Pick out every line of the entries below where "this" occurs, and copy those lines.

-- RECORDS TO PROCESS --
>>>>>

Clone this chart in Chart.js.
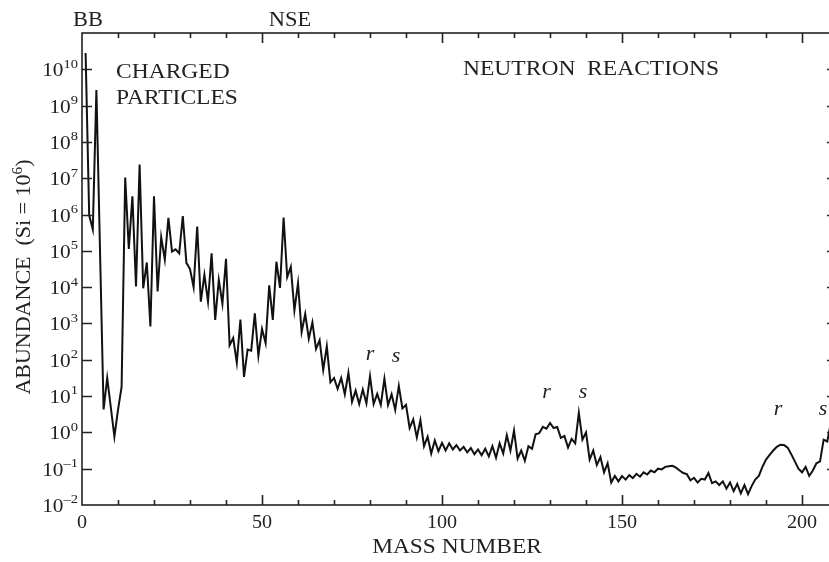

<<<<<
>>>>>

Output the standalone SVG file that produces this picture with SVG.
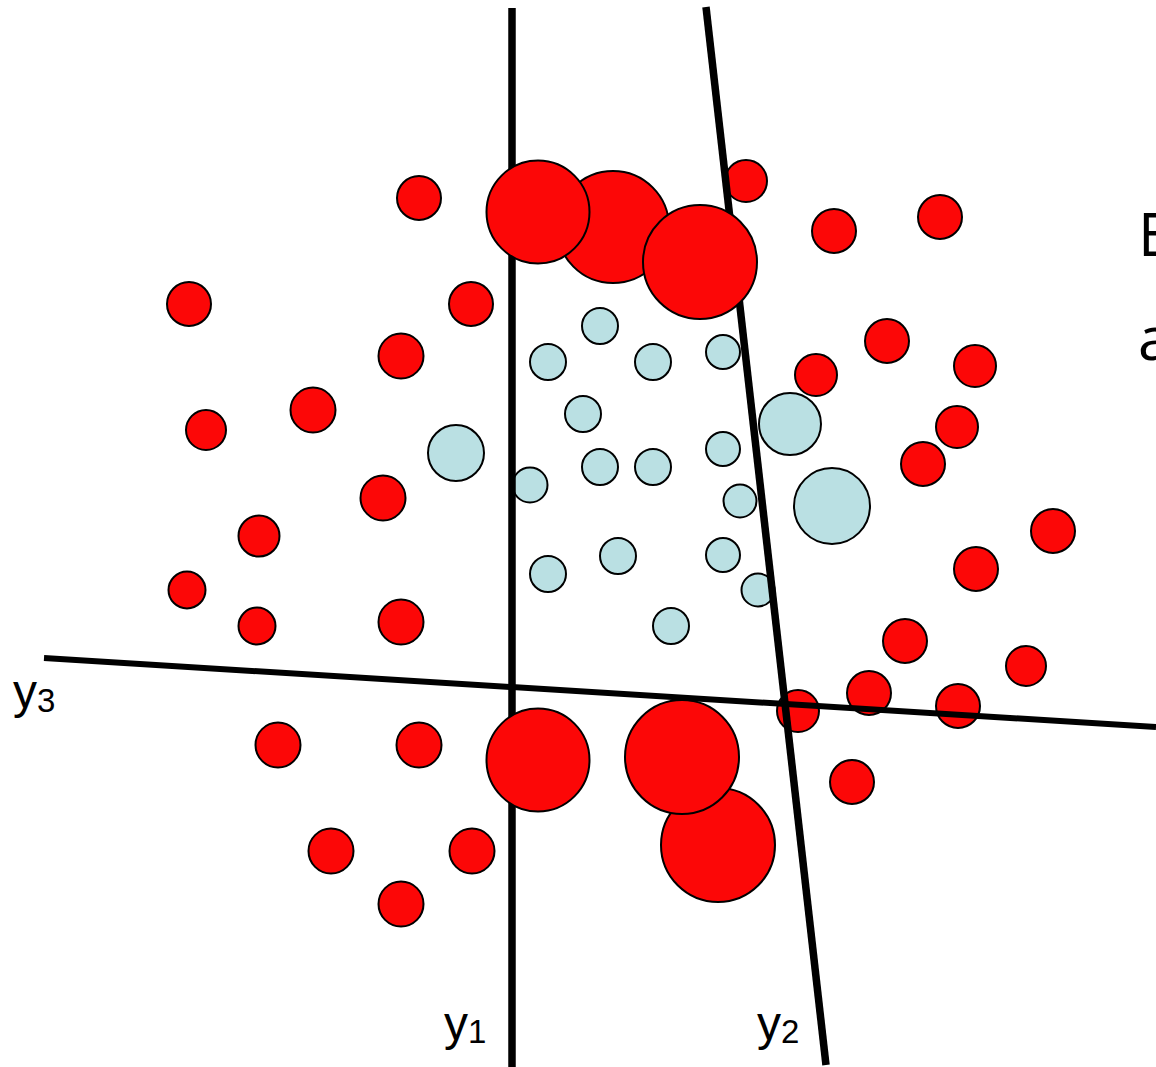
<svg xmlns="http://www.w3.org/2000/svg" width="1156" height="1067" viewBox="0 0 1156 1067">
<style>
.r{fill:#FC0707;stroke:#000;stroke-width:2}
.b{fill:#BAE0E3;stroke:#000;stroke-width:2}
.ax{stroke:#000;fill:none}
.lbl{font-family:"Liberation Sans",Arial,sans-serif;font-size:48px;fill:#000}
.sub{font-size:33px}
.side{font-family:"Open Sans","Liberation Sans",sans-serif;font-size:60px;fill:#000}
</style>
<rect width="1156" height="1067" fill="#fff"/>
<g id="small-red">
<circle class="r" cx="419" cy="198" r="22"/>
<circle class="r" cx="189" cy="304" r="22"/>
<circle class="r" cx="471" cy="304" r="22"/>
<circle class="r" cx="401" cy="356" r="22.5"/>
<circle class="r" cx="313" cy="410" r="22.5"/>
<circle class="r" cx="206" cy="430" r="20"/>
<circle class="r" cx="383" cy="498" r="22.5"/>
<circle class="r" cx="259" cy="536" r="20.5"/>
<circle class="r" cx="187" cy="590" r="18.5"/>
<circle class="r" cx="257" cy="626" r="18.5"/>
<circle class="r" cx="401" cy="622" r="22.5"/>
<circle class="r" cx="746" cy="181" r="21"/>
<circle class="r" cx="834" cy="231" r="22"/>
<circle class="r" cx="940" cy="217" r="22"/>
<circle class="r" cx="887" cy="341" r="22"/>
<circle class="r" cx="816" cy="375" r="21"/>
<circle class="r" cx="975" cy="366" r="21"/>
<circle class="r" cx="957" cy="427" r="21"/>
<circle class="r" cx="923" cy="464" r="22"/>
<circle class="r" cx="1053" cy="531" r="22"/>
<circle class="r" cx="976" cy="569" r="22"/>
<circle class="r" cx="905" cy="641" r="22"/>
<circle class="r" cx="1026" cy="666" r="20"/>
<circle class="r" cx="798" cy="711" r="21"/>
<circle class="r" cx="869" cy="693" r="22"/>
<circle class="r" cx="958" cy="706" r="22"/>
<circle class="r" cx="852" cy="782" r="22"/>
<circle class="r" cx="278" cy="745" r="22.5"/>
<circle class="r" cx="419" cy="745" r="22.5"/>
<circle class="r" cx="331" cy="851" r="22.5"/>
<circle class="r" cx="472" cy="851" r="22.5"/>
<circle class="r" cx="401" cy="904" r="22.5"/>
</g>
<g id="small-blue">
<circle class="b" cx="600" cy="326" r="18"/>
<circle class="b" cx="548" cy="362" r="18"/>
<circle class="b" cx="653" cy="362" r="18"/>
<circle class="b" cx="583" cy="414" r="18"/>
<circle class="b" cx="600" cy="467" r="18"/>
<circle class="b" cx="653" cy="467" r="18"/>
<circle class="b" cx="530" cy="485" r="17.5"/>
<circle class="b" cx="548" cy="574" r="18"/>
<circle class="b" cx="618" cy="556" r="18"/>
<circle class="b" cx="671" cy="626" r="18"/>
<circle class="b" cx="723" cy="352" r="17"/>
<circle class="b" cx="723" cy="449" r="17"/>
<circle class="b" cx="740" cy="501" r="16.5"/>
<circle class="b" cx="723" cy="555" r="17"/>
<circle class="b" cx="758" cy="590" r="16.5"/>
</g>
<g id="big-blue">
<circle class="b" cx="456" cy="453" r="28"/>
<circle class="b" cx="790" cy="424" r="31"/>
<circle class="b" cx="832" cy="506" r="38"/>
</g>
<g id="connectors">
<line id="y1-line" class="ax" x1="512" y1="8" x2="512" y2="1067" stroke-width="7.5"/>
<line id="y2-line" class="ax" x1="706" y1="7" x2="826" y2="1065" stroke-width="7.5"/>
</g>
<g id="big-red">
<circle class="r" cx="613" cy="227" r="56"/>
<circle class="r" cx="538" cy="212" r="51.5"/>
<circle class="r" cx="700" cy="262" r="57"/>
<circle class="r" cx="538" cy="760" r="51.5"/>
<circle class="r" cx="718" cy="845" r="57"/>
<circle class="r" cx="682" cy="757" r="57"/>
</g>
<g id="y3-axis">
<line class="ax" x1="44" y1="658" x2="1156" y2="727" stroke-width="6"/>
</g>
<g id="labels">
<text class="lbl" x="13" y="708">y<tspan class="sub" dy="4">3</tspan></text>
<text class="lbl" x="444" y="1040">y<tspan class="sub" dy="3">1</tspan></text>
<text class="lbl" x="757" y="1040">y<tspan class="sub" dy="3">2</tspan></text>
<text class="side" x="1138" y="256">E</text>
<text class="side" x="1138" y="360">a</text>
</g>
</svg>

<<<<<

-- TASK RESULT --
Clone this chart in Chart.js.
Output the standalone SVG file that produces this picture with SVG.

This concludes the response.